Write out all the lines again, precisely as they stand, but without the images.
——
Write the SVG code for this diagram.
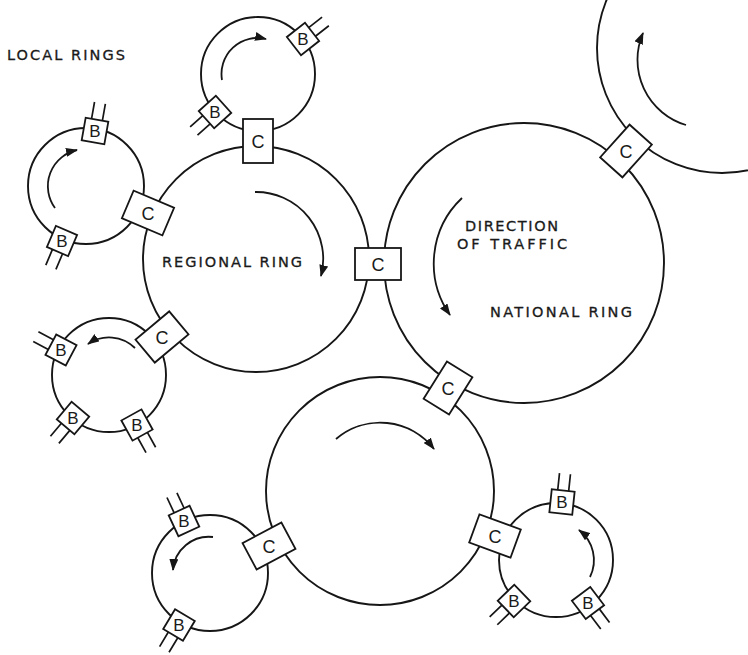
<svg xmlns="http://www.w3.org/2000/svg" width="748" height="655" viewBox="0 0 748 655">
  <style>
    .ring { fill: none; stroke: #161616; stroke-width: 1.9; }
    .box { fill: #ffffff; stroke: #161616; stroke-width: 1.8; }
    .lead { fill: none; stroke: #161616; stroke-width: 1.7; }
    .flow { fill: none; stroke: #161616; stroke-width: 1.8; marker-end: url(#ah); }
    .lbl { font-family: "DejaVu Sans", "Liberation Sans", sans-serif; font-size: 14.5px; fill: #1a1a1a; stroke: #1a1a1a; stroke-width: 0.3; }
    .cl { font-family: "Liberation Sans", "DejaVu Sans", sans-serif; font-size: 18px; fill: #1a1a1a; text-anchor: middle; }
    .bl { font-family: "Liberation Sans", "DejaVu Sans", sans-serif; font-size: 17px; fill: #1a1a1a; text-anchor: middle; }
  </style>
  <defs>
    <marker id="ah" viewBox="0 0 12 9" refX="11" refY="4.5" markerWidth="12" markerHeight="9" orient="auto" markerUnits="userSpaceOnUse">
      <path d="M0,0 L12,4.5 L0,9 z" fill="#161616"/>
    </marker>
    <!-- coupler box between two rings, long side along the line of centres -->
    <rect id="cbox" class="box" x="-22" y="-15" width="44" height="30"/>
    <!-- station box with its two leads pointing away from the ring -->
    <g id="bbox">
      <path class="lead" d="M-5.5,-11.5 V-28.5 M5.5,-11.5 V-28.5"/>
      <rect class="box" x="-11.5" y="-11.5" width="23" height="23"/>
    </g>
  </defs>

  <!-- rings -->
  <g id="rings">
    <circle id="national-ring" class="ring" cx="524" cy="263" r="140"/>
    <circle id="regional-ring" class="ring" cx="256" cy="259" r="113"/>
    <circle id="regional-ring-2" class="ring" cx="380" cy="491" r="114"/>
    <circle id="regional-ring-3" class="ring" cx="722" cy="48" r="125"/>
    <circle id="local-ring-1" class="ring" cx="258" cy="74" r="57"/>
    <circle id="local-ring-2" class="ring" cx="86" cy="186" r="58"/>
    <circle id="local-ring-3" class="ring" cx="109" cy="375" r="57"/>
    <circle id="local-ring-4" class="ring" cx="210" cy="573" r="58"/>
    <circle id="local-ring-5" class="ring" cx="556" cy="560" r="57"/>
  </g>

  <!-- direction of traffic arrows -->
  <g id="connectors">
    <path class="flow" d="M255,192 A67,67 0 0 1 321,276"/>
    <path class="flow" d="M462,198 A90,90 0 0 0 450,315"/>
    <path class="flow" d="M336,439 A68,68 0 0 1 434,449"/>
    <path class="flow" d="M686,125 A68,68 0 0 1 643,33"/>
    <path class="flow" d="M222,80 A36,36 0 0 1 266,39"/>
    <path class="flow" d="M55,208 A37,37 0 0 1 77,150"/>
    <path class="flow" d="M135,348 A37,37 0 0 0 88,344"/>
    <path class="flow" d="M213,537 A36,36 0 0 0 173,570"/>
    <path class="flow" d="M590,577 A38,38 0 0 0 579,530"/>
  </g>

  <!-- C couplers -->
  <g id="c1" transform="translate(258,141)"><use href="#cbox" transform="rotate(90)"/><text class="cl" y="6.5">C</text></g>
  <g id="c2" transform="translate(148,213)"><use href="#cbox" transform="rotate(23)"/><text class="cl" y="6.5">C</text></g>
  <g id="c3" transform="translate(162,337)"><use href="#cbox" transform="rotate(-40)"/><text class="cl" y="6.5">C</text></g>
  <g id="c4" transform="translate(378,264)"><rect class="box" x="-23" y="-16" width="46" height="32"/><text class="cl" y="6.5">C</text></g>
  <g id="c5" transform="translate(448,388)"><use href="#cbox" transform="rotate(-58)"/><text class="cl" y="6.5">C</text></g>
  <g id="c6" transform="translate(269,546)"><use href="#cbox" transform="rotate(-28)"/><text class="cl" y="6.5">C</text></g>
  <g id="c7" transform="translate(495,536)"><use href="#cbox" transform="rotate(20)"/><text class="cl" y="6.5">C</text></g>
  <g id="c8" transform="translate(626,151)"><use href="#cbox" transform="rotate(-48)"/><text class="cl" y="6.5">C</text></g>

  <!-- B stations -->
  <g id="b1" transform="translate(303,39)"><use href="#bbox" transform="rotate(52)"/><text class="bl" y="6">B</text></g>
  <g id="b2" transform="translate(215,112)"><use href="#bbox" transform="rotate(228)"/><text class="bl" y="6">B</text></g>
  <g id="b3" transform="translate(95,131)"><use href="#bbox" transform="rotate(10)"/><text class="bl" y="6">B</text></g>
  <g id="b4" transform="translate(62,241)"><use href="#bbox" transform="rotate(203)"/><text class="bl" y="6">B</text></g>
  <g id="b5" transform="translate(61,350)"><use href="#bbox" transform="rotate(298)"/><text class="bl" y="6">B</text></g>
  <g id="b6" transform="translate(73,418)"><use href="#bbox" transform="rotate(220)"/><text class="bl" y="6">B</text></g>
  <g id="b7" transform="translate(137,425)"><use href="#bbox" transform="rotate(151)"/><text class="bl" y="6">B</text></g>
  <g id="b8" transform="translate(184,521)"><use href="#bbox" transform="rotate(-25)"/><text class="bl" y="6">B</text></g>
  <g id="b9" transform="translate(179,625)"><use href="#bbox" transform="rotate(211)"/><text class="bl" y="6">B</text></g>
  <g id="b10" transform="translate(562,502)"><use href="#bbox" transform="rotate(6)"/><text class="bl" y="6">B</text></g>
  <g id="b11" transform="translate(514,601)"><use href="#bbox" transform="rotate(226)"/><text class="bl" y="6">B</text></g>
  <g id="b12" transform="translate(588,603)"><use href="#bbox" transform="rotate(143)"/><text class="bl" y="6">B</text></g>

  <!-- labels -->
  <g id="labels">
    <text class="lbl" x="7" y="60" textLength="118" lengthAdjust="spacing">LOCAL RINGS</text>
    <text class="lbl" x="162" y="267" textLength="140" lengthAdjust="spacing">REGIONAL RING</text>
    <text class="lbl" x="465" y="231" textLength="93" lengthAdjust="spacing">DIRECTION</text>
    <text class="lbl" x="457" y="248.5" textLength="110" lengthAdjust="spacing">OF TRAFFIC</text>
    <text class="lbl" x="490" y="317" textLength="142" lengthAdjust="spacing">NATIONAL RING</text>
  </g>
</svg>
——
▶ Written answer:
Write the SVG code for this diagram.
<svg xmlns="http://www.w3.org/2000/svg" width="748" height="655" viewBox="0 0 748 655">
  <style>
    .ring { fill: none; stroke: #161616; stroke-width: 1.9; }
    .box { fill: #ffffff; stroke: #161616; stroke-width: 1.8; }
    .lead { fill: none; stroke: #161616; stroke-width: 1.7; }
    .flow { fill: none; stroke: #161616; stroke-width: 1.8; marker-end: url(#ah); }
    .lbl { font-family: "DejaVu Sans", "Liberation Sans", sans-serif; font-size: 14.5px; fill: #1a1a1a; stroke: #1a1a1a; stroke-width: 0.3; }
    .cl { font-family: "Liberation Sans", "DejaVu Sans", sans-serif; font-size: 18px; fill: #1a1a1a; text-anchor: middle; }
    .bl { font-family: "Liberation Sans", "DejaVu Sans", sans-serif; font-size: 17px; fill: #1a1a1a; text-anchor: middle; }
  </style>
  <defs>
    <marker id="ah" viewBox="0 0 12 9" refX="11" refY="4.5" markerWidth="12" markerHeight="9" orient="auto" markerUnits="userSpaceOnUse">
      <path d="M0,0 L12,4.5 L0,9 z" fill="#161616"/>
    </marker>
    <!-- coupler box between two rings, long side along the line of centres -->
    <rect id="cbox" class="box" x="-22" y="-15" width="44" height="30"/>
    <!-- station box with its two leads pointing away from the ring -->
    <g id="bbox">
      <path class="lead" d="M-5.5,-11.5 V-28.5 M5.5,-11.5 V-28.5"/>
      <rect class="box" x="-11.5" y="-11.5" width="23" height="23"/>
    </g>
  </defs>

  <!-- rings -->
  <g id="rings">
    <circle id="national-ring" class="ring" cx="524" cy="263" r="140"/>
    <circle id="regional-ring" class="ring" cx="256" cy="259" r="113"/>
    <circle id="regional-ring-2" class="ring" cx="380" cy="491" r="114"/>
    <circle id="regional-ring-3" class="ring" cx="722" cy="48" r="125"/>
    <circle id="local-ring-1" class="ring" cx="258" cy="74" r="57"/>
    <circle id="local-ring-2" class="ring" cx="86" cy="186" r="58"/>
    <circle id="local-ring-3" class="ring" cx="109" cy="375" r="57"/>
    <circle id="local-ring-4" class="ring" cx="210" cy="573" r="58"/>
    <circle id="local-ring-5" class="ring" cx="556" cy="560" r="57"/>
  </g>

  <!-- direction of traffic arrows -->
  <g id="connectors">
    <path class="flow" d="M255,192 A67,67 0 0 1 321,276"/>
    <path class="flow" d="M462,198 A90,90 0 0 0 450,315"/>
    <path class="flow" d="M336,439 A68,68 0 0 1 434,449"/>
    <path class="flow" d="M686,125 A68,68 0 0 1 643,33"/>
    <path class="flow" d="M222,80 A36,36 0 0 1 266,39"/>
    <path class="flow" d="M55,208 A37,37 0 0 1 77,150"/>
    <path class="flow" d="M135,348 A37,37 0 0 0 88,344"/>
    <path class="flow" d="M213,537 A36,36 0 0 0 173,570"/>
    <path class="flow" d="M590,577 A38,38 0 0 0 579,530"/>
  </g>

  <!-- C couplers -->
  <g id="c1" transform="translate(258,141)"><use href="#cbox" transform="rotate(90)"/><text class="cl" y="6.5">C</text></g>
  <g id="c2" transform="translate(148,213)"><use href="#cbox" transform="rotate(23)"/><text class="cl" y="6.5">C</text></g>
  <g id="c3" transform="translate(162,337)"><use href="#cbox" transform="rotate(-40)"/><text class="cl" y="6.5">C</text></g>
  <g id="c4" transform="translate(378,264)"><rect class="box" x="-23" y="-16" width="46" height="32"/><text class="cl" y="6.5">C</text></g>
  <g id="c5" transform="translate(448,388)"><use href="#cbox" transform="rotate(-58)"/><text class="cl" y="6.5">C</text></g>
  <g id="c6" transform="translate(269,546)"><use href="#cbox" transform="rotate(-28)"/><text class="cl" y="6.5">C</text></g>
  <g id="c7" transform="translate(495,536)"><use href="#cbox" transform="rotate(20)"/><text class="cl" y="6.5">C</text></g>
  <g id="c8" transform="translate(626,151)"><use href="#cbox" transform="rotate(-48)"/><text class="cl" y="6.5">C</text></g>

  <!-- B stations -->
  <g id="b1" transform="translate(303,39)"><use href="#bbox" transform="rotate(52)"/><text class="bl" y="6">B</text></g>
  <g id="b2" transform="translate(215,112)"><use href="#bbox" transform="rotate(228)"/><text class="bl" y="6">B</text></g>
  <g id="b3" transform="translate(95,131)"><use href="#bbox" transform="rotate(10)"/><text class="bl" y="6">B</text></g>
  <g id="b4" transform="translate(62,241)"><use href="#bbox" transform="rotate(203)"/><text class="bl" y="6">B</text></g>
  <g id="b5" transform="translate(61,350)"><use href="#bbox" transform="rotate(298)"/><text class="bl" y="6">B</text></g>
  <g id="b6" transform="translate(73,418)"><use href="#bbox" transform="rotate(220)"/><text class="bl" y="6">B</text></g>
  <g id="b7" transform="translate(137,425)"><use href="#bbox" transform="rotate(151)"/><text class="bl" y="6">B</text></g>
  <g id="b8" transform="translate(184,521)"><use href="#bbox" transform="rotate(-25)"/><text class="bl" y="6">B</text></g>
  <g id="b9" transform="translate(179,625)"><use href="#bbox" transform="rotate(211)"/><text class="bl" y="6">B</text></g>
  <g id="b10" transform="translate(562,502)"><use href="#bbox" transform="rotate(6)"/><text class="bl" y="6">B</text></g>
  <g id="b11" transform="translate(514,601)"><use href="#bbox" transform="rotate(226)"/><text class="bl" y="6">B</text></g>
  <g id="b12" transform="translate(588,603)"><use href="#bbox" transform="rotate(143)"/><text class="bl" y="6">B</text></g>

  <!-- labels -->
  <g id="labels">
    <text class="lbl" x="7" y="60" textLength="118" lengthAdjust="spacing">LOCAL RINGS</text>
    <text class="lbl" x="162" y="267" textLength="140" lengthAdjust="spacing">REGIONAL RING</text>
    <text class="lbl" x="465" y="231" textLength="93" lengthAdjust="spacing">DIRECTION</text>
    <text class="lbl" x="457" y="248.5" textLength="110" lengthAdjust="spacing">OF TRAFFIC</text>
    <text class="lbl" x="490" y="317" textLength="142" lengthAdjust="spacing">NATIONAL RING</text>
  </g>
</svg>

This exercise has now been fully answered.